--- begin ---

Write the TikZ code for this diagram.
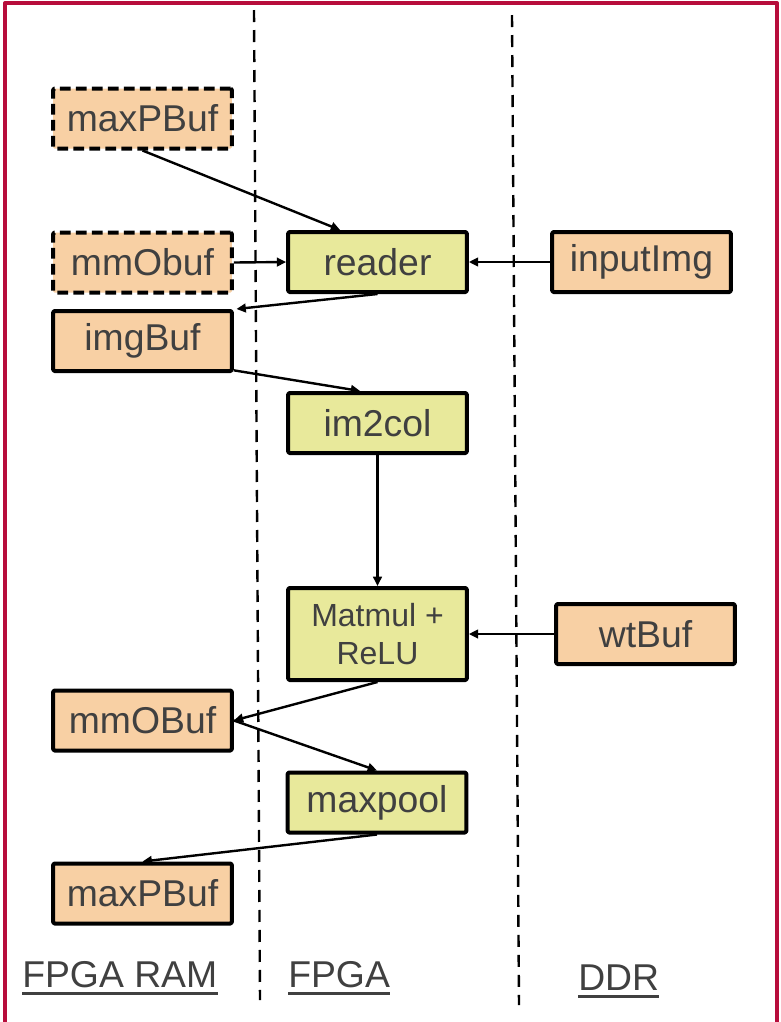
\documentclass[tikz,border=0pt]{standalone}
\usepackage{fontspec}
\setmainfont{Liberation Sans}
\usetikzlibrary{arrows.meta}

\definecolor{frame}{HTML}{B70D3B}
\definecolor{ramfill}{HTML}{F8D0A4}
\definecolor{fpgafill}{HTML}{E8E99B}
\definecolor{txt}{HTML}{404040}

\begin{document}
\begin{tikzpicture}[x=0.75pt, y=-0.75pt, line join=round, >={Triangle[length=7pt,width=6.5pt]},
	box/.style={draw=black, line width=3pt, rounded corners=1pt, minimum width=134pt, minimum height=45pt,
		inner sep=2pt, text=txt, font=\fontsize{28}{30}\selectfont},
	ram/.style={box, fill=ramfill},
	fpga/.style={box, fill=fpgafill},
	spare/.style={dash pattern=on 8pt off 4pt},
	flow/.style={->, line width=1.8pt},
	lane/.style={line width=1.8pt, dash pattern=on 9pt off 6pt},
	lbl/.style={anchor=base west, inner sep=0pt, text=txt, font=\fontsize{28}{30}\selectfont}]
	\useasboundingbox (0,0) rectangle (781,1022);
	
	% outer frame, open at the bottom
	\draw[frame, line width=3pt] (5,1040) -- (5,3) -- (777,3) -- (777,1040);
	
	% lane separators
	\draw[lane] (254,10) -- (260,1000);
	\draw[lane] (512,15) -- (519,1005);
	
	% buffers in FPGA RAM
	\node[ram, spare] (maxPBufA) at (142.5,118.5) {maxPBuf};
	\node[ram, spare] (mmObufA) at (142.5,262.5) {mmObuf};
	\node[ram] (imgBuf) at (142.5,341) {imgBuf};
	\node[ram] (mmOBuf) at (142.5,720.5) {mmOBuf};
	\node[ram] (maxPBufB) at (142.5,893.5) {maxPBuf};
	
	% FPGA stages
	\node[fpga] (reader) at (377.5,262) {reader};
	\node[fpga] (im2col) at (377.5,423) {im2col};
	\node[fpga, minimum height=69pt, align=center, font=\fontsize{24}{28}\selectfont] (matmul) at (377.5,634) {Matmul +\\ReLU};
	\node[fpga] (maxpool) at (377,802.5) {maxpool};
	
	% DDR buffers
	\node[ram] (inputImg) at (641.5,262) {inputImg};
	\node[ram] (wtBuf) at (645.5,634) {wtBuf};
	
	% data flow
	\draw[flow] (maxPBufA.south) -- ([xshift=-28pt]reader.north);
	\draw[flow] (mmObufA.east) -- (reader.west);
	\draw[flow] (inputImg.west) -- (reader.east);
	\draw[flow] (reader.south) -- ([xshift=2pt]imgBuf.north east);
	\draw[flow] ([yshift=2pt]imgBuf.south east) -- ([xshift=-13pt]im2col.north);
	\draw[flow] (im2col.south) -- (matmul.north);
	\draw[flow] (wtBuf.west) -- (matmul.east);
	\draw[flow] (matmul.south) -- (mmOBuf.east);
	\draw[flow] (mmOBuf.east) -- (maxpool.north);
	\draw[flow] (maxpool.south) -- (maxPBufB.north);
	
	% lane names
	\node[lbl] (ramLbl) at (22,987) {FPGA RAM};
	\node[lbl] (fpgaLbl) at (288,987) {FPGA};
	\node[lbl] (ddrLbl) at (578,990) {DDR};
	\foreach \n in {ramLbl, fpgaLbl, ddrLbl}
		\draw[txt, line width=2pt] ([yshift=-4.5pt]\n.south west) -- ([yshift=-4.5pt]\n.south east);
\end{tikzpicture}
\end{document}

--- end ---

> [Problem requirements]:
Copy each line in full and exactly, omitting any picture.

> [Result for this exercise]:
Write the TikZ code for this diagram.
\documentclass[tikz,border=0pt]{standalone}
\usepackage{fontspec}
\setmainfont{Liberation Sans}
\usetikzlibrary{arrows.meta}

\definecolor{frame}{HTML}{B70D3B}
\definecolor{ramfill}{HTML}{F8D0A4}
\definecolor{fpgafill}{HTML}{E8E99B}
\definecolor{txt}{HTML}{404040}

\begin{document}
\begin{tikzpicture}[x=0.75pt, y=-0.75pt, line join=round, >={Triangle[length=7pt,width=6.5pt]},
	box/.style={draw=black, line width=3pt, rounded corners=1pt, minimum width=134pt, minimum height=45pt,
		inner sep=2pt, text=txt, font=\fontsize{28}{30}\selectfont},
	ram/.style={box, fill=ramfill},
	fpga/.style={box, fill=fpgafill},
	spare/.style={dash pattern=on 8pt off 4pt},
	flow/.style={->, line width=1.8pt},
	lane/.style={line width=1.8pt, dash pattern=on 9pt off 6pt},
	lbl/.style={anchor=base west, inner sep=0pt, text=txt, font=\fontsize{28}{30}\selectfont}]
	\useasboundingbox (0,0) rectangle (781,1022);
	
	% outer frame, open at the bottom
	\draw[frame, line width=3pt] (5,1040) -- (5,3) -- (777,3) -- (777,1040);
	
	% lane separators
	\draw[lane] (254,10) -- (260,1000);
	\draw[lane] (512,15) -- (519,1005);
	
	% buffers in FPGA RAM
	\node[ram, spare] (maxPBufA) at (142.5,118.5) {maxPBuf};
	\node[ram, spare] (mmObufA) at (142.5,262.5) {mmObuf};
	\node[ram] (imgBuf) at (142.5,341) {imgBuf};
	\node[ram] (mmOBuf) at (142.5,720.5) {mmOBuf};
	\node[ram] (maxPBufB) at (142.5,893.5) {maxPBuf};
	
	% FPGA stages
	\node[fpga] (reader) at (377.5,262) {reader};
	\node[fpga] (im2col) at (377.5,423) {im2col};
	\node[fpga, minimum height=69pt, align=center, font=\fontsize{24}{28}\selectfont] (matmul) at (377.5,634) {Matmul +\\ReLU};
	\node[fpga] (maxpool) at (377,802.5) {maxpool};
	
	% DDR buffers
	\node[ram] (inputImg) at (641.5,262) {inputImg};
	\node[ram] (wtBuf) at (645.5,634) {wtBuf};
	
	% data flow
	\draw[flow] (maxPBufA.south) -- ([xshift=-28pt]reader.north);
	\draw[flow] (mmObufA.east) -- (reader.west);
	\draw[flow] (inputImg.west) -- (reader.east);
	\draw[flow] (reader.south) -- ([xshift=2pt]imgBuf.north east);
	\draw[flow] ([yshift=2pt]imgBuf.south east) -- ([xshift=-13pt]im2col.north);
	\draw[flow] (im2col.south) -- (matmul.north);
	\draw[flow] (wtBuf.west) -- (matmul.east);
	\draw[flow] (matmul.south) -- (mmOBuf.east);
	\draw[flow] (mmOBuf.east) -- (maxpool.north);
	\draw[flow] (maxpool.south) -- (maxPBufB.north);
	
	% lane names
	\node[lbl] (ramLbl) at (22,987) {FPGA RAM};
	\node[lbl] (fpgaLbl) at (288,987) {FPGA};
	\node[lbl] (ddrLbl) at (578,990) {DDR};
	\foreach \n in {ramLbl, fpgaLbl, ddrLbl}
		\draw[txt, line width=2pt] ([yshift=-4.5pt]\n.south west) -- ([yshift=-4.5pt]\n.south east);
\end{tikzpicture}
\end{document}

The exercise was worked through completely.